MIAMI — He has a fabulous academic background, a Miami Herald Silver Knight award for mathematics, and he's starting at Harvard.

But this Miami teen has plenty to learn, both about Massachusetts winters and living on his own, far from home. "I have no clue what a long winter jacket costs," Matthew Winston said.

He has never paid a bill, either. Or created a budget. Or had to get by on a student-sized budget that by semester's end might be pretty tight. How many nights in a row can that pizza last?

A Miami financial planner, who typically spends her days helping clients position their investments or plan their estates, felt that families have a special need this time of year. So she developed a way to teach teenagers how to handle their financial responsibilities.

"It's a rite of passage.

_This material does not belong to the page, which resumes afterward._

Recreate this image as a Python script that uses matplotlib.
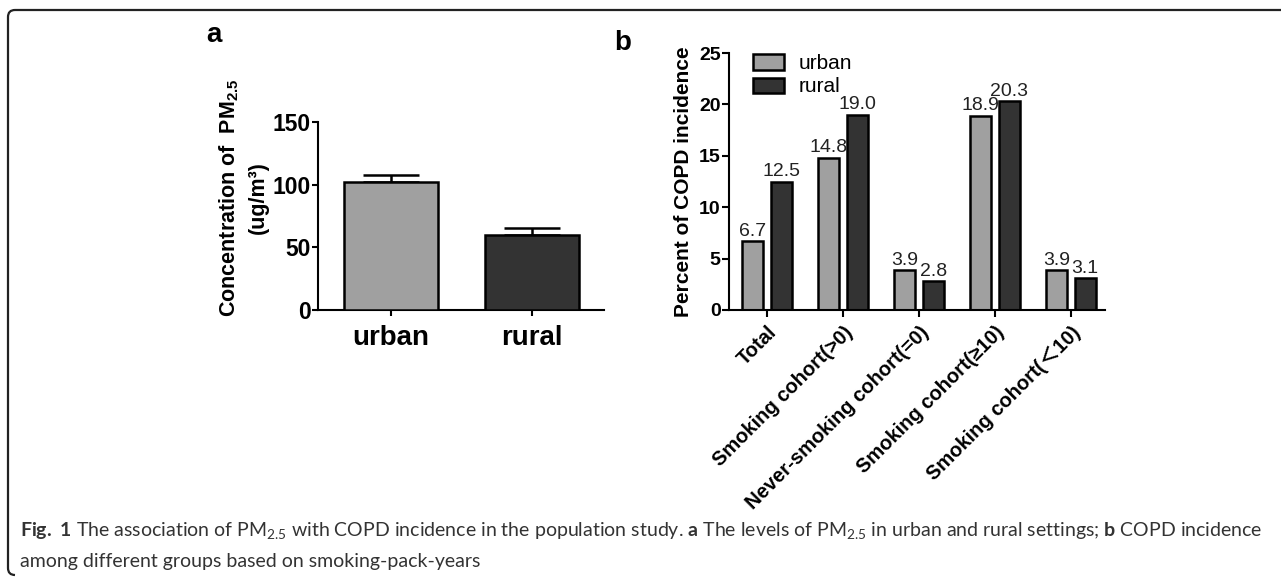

It's time," insists Kathleen Day, who heads The Enrichment Group. "Once they go off to college, they're adults."

The Enrichment Group offers a service called life planning, in which nonfinancial issues and services, such as family counseling with a professional social worker, are intertwined with the core business of certified financial planners advising clients on how to handle their money.

The firm operates on a fee basis, charging clients up to 1 percent of assets under management per year for its services. The teens-and-money sessions are part of its package for those who need them.

To the teens, Day says it might feel strange to be responsible for paying your own way, but you can do it. To parents, she says to let go of the purse strings, and watch the kids grow.

Day consulted recently with Winston, 18, and his parents, and another high school senior, Craig Rosenkranz, 17, and his parents.

Rosenkranz had a summer job as a camp counselor. He plans to find a part-time position as soon as he gets settled at school.

"What do you do with your money?" Day asked him.

"I have a girlfriend," Rosenkranz said, without a trace of humor. "Lately, we've been going to a lot of Marlins games. Or we go out with friends."

Addressing his parents, Day asked Neil and Babs Rosenkranz if they buy their son clothing whenever he wants. Their answer was yes.

Her suggestion: The parents should decide on a clothing allowance, then turn the money over to him. They should not dole it out each time he goes shopping.

"The idea is to let him decide how to use it," Day said.

And, if he uses it wisely, he gets to keep any unspent money.

"Some people go out and buy $200 tennis shoes," Day said. "When you do that, you make a choice to spend the money that way. If he chooses not to spend a lot of money on clothes, he should be rewarded for that."

Rosenkranz earns enough money for entertainment expenses, and he pays for gas for the 1996 Olds 88 that he bought with his parents' help.

For other teens, Day would have also proposed an entertainment allowance. "We don't call it a budget," she said. "It's more like a spending plan."

She urged Rosenkranz to open a checking account in December when he turns 18 and learn how to handle it by using Quickbooks.

Credit-card offers will start arriving then, too. Day suggested Rosenkranz pick one and learn about that, too, while he's still under the watchful eyes of his parents. Pick one that offers frequent flier miles or cash back, but always pay off the full balance each month, Day said.

Day's idea is to set up a system in which teens have bill-paying responsibility while parents still maintain some control by having bills sent to the parents' address. Parents can then forward them to the student, and the student can pay it from his or her budget.

She tells parents to not open the monthly bills regularly. But every once in a while, Day says, they should check to see what's inside.

If the parents find the teenager has broken the rule to never run a balance on a credit card, then they have to discuss that.

"The people I wind up counseling that are in the deepest debt hole started while they were in college," she said.

What's more, "You should have all the money you need to do the stuff you want to do," with the cash that your parents have allowed you.